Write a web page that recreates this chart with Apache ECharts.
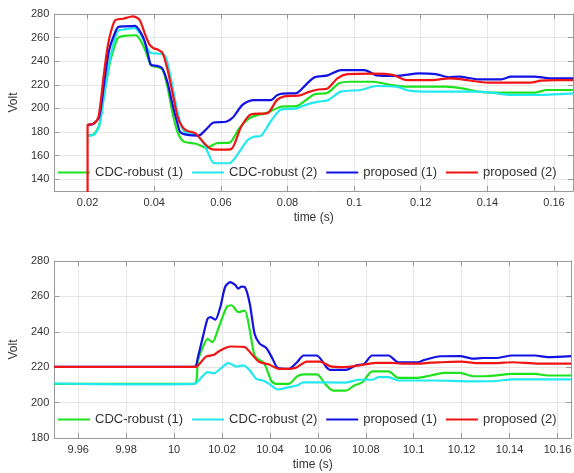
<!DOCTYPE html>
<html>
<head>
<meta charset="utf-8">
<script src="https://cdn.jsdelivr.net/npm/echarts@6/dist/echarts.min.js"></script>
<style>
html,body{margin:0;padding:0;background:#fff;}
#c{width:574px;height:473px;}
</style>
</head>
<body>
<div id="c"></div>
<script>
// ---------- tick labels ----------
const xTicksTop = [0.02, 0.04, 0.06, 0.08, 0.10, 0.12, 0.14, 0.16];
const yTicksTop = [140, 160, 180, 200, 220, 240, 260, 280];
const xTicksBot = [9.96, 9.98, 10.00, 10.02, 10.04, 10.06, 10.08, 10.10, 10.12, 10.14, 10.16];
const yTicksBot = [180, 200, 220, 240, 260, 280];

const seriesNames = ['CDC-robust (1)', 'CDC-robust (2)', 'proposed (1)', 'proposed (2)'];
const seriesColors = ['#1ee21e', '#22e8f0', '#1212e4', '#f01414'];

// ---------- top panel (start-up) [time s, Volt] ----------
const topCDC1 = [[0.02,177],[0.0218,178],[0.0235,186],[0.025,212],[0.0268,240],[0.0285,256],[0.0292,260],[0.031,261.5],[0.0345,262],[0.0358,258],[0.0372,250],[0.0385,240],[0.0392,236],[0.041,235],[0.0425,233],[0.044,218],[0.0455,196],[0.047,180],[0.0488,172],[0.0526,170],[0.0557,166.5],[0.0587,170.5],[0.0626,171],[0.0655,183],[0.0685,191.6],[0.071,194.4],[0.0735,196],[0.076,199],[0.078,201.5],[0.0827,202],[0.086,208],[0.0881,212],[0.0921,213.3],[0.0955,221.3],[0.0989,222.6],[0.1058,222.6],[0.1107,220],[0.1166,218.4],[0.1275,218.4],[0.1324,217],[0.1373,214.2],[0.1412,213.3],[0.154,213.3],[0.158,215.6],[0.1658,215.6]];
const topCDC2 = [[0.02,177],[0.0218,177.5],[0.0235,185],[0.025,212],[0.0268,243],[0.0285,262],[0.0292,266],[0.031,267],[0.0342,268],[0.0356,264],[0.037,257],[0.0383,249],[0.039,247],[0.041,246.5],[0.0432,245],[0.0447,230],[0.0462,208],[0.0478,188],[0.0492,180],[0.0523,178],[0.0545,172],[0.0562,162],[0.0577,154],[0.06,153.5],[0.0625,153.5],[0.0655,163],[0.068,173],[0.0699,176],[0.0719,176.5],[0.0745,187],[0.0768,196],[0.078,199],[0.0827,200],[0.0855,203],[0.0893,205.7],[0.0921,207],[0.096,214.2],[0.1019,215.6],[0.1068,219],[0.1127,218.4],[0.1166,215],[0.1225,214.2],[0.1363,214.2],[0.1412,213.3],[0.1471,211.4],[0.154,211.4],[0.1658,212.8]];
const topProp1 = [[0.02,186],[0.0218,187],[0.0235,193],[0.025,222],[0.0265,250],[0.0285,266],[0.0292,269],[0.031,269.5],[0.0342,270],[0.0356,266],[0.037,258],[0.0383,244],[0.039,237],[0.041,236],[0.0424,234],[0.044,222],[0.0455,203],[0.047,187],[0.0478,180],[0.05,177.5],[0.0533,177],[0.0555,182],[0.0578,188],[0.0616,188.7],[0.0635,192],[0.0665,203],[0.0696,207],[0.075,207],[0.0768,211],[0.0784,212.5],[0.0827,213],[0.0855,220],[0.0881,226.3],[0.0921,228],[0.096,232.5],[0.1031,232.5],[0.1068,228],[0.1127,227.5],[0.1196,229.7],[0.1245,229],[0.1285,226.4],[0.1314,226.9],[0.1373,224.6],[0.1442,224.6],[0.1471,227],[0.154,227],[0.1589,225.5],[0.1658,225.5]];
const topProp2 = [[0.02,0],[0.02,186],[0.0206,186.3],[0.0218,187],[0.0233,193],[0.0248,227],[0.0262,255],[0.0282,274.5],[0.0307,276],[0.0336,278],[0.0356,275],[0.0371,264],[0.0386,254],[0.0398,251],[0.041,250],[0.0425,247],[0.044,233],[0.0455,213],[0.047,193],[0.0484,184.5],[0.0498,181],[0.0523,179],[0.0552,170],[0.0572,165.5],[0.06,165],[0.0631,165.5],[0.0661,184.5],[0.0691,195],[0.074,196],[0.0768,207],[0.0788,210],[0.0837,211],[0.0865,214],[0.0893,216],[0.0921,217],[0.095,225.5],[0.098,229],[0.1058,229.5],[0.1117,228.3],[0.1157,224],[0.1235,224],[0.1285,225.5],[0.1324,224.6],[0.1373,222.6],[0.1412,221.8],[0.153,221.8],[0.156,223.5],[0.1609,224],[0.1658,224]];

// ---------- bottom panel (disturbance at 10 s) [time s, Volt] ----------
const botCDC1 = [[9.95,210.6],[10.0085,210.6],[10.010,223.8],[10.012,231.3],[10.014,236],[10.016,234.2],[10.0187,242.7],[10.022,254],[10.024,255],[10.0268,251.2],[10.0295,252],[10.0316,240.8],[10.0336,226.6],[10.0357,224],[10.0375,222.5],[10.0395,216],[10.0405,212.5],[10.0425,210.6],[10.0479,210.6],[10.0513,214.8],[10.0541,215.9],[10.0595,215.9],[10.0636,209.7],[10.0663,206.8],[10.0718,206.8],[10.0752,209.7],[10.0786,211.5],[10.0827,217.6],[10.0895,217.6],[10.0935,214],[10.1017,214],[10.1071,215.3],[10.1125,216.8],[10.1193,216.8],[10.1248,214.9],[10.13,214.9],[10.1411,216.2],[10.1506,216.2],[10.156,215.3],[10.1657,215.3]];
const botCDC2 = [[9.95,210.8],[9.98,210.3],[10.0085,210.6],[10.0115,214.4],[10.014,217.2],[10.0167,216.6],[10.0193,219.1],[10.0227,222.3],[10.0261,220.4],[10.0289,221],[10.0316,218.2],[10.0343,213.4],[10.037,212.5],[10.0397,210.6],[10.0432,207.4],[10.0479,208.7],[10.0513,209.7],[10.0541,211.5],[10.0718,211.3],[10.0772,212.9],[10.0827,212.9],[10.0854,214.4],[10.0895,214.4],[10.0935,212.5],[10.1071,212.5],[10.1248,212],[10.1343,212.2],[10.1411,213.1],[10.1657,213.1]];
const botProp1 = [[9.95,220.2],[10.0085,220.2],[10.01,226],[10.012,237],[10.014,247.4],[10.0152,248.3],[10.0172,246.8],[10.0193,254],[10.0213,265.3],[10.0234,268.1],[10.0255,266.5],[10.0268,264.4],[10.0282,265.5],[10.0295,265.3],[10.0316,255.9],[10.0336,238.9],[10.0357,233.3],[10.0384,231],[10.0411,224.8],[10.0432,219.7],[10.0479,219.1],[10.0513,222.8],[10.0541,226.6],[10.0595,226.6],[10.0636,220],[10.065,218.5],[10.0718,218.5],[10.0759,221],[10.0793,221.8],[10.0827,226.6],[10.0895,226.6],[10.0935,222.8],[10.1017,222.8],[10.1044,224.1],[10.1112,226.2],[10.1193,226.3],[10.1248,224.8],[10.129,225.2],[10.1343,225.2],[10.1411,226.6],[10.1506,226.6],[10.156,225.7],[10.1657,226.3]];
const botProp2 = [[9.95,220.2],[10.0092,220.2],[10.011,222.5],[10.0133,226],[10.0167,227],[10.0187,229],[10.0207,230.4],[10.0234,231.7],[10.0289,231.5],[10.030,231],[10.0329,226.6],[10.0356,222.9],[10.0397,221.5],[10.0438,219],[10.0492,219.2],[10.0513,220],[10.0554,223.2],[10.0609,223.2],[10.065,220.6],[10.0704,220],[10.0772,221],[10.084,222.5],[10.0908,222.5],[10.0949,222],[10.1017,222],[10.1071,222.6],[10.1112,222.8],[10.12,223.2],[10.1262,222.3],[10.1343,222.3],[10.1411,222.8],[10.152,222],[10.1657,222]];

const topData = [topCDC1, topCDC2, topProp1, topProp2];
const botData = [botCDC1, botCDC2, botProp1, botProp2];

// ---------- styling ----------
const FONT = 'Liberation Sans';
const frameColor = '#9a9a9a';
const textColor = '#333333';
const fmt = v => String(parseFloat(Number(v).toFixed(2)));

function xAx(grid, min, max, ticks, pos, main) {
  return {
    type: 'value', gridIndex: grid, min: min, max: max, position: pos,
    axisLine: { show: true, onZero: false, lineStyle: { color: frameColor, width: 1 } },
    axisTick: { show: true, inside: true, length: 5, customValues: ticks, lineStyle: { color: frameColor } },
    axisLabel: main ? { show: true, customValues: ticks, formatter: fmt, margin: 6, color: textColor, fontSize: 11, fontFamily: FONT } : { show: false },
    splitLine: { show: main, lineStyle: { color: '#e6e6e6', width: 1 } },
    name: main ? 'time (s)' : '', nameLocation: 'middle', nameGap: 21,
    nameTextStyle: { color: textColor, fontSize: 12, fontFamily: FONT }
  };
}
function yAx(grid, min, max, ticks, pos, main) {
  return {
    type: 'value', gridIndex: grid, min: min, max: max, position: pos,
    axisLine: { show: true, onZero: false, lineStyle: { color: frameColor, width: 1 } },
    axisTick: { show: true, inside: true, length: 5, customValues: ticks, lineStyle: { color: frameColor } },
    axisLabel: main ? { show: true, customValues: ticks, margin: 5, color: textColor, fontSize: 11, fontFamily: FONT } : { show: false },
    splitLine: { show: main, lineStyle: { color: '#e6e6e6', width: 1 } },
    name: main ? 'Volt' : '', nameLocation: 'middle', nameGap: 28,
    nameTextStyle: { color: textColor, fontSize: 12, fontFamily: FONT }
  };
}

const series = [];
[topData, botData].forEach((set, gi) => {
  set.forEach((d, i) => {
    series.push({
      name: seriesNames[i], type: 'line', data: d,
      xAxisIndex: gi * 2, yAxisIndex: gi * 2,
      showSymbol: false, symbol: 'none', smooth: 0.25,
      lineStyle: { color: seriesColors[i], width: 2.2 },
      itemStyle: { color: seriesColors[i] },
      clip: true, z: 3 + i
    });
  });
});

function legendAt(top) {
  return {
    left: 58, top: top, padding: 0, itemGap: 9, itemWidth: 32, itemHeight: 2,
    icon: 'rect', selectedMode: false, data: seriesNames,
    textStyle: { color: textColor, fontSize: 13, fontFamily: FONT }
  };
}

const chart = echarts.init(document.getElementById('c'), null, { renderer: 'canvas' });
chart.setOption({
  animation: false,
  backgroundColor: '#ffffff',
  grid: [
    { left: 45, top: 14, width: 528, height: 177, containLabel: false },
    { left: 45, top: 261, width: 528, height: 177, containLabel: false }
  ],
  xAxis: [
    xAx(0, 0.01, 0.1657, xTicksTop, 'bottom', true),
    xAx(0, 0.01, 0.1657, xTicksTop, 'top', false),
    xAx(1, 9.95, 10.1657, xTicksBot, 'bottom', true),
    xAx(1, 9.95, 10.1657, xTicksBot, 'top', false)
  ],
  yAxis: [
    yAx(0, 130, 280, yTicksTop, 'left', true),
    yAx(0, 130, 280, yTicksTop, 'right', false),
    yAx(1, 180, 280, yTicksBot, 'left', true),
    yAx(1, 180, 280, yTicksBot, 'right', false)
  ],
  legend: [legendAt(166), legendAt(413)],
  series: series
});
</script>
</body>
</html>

THE TASK: Begin at the first line of the data above and repeat each line exactly, stopping after the line containing "['#1ee21e', '#22e8f0', '#1212e4', '#f01414'];". Omit the pictures.

FINISHED ANSWER:
Write a web page that recreates this chart with Apache ECharts.
<!DOCTYPE html>
<html>
<head>
<meta charset="utf-8">
<script src="https://cdn.jsdelivr.net/npm/echarts@6/dist/echarts.min.js"></script>
<style>
html,body{margin:0;padding:0;background:#fff;}
#c{width:574px;height:473px;}
</style>
</head>
<body>
<div id="c"></div>
<script>
// ---------- tick labels ----------
const xTicksTop = [0.02, 0.04, 0.06, 0.08, 0.10, 0.12, 0.14, 0.16];
const yTicksTop = [140, 160, 180, 200, 220, 240, 260, 280];
const xTicksBot = [9.96, 9.98, 10.00, 10.02, 10.04, 10.06, 10.08, 10.10, 10.12, 10.14, 10.16];
const yTicksBot = [180, 200, 220, 240, 260, 280];

const seriesNames = ['CDC-robust (1)', 'CDC-robust (2)', 'proposed (1)', 'proposed (2)'];
const seriesColors = ['#1ee21e', '#22e8f0', '#1212e4', '#f01414'];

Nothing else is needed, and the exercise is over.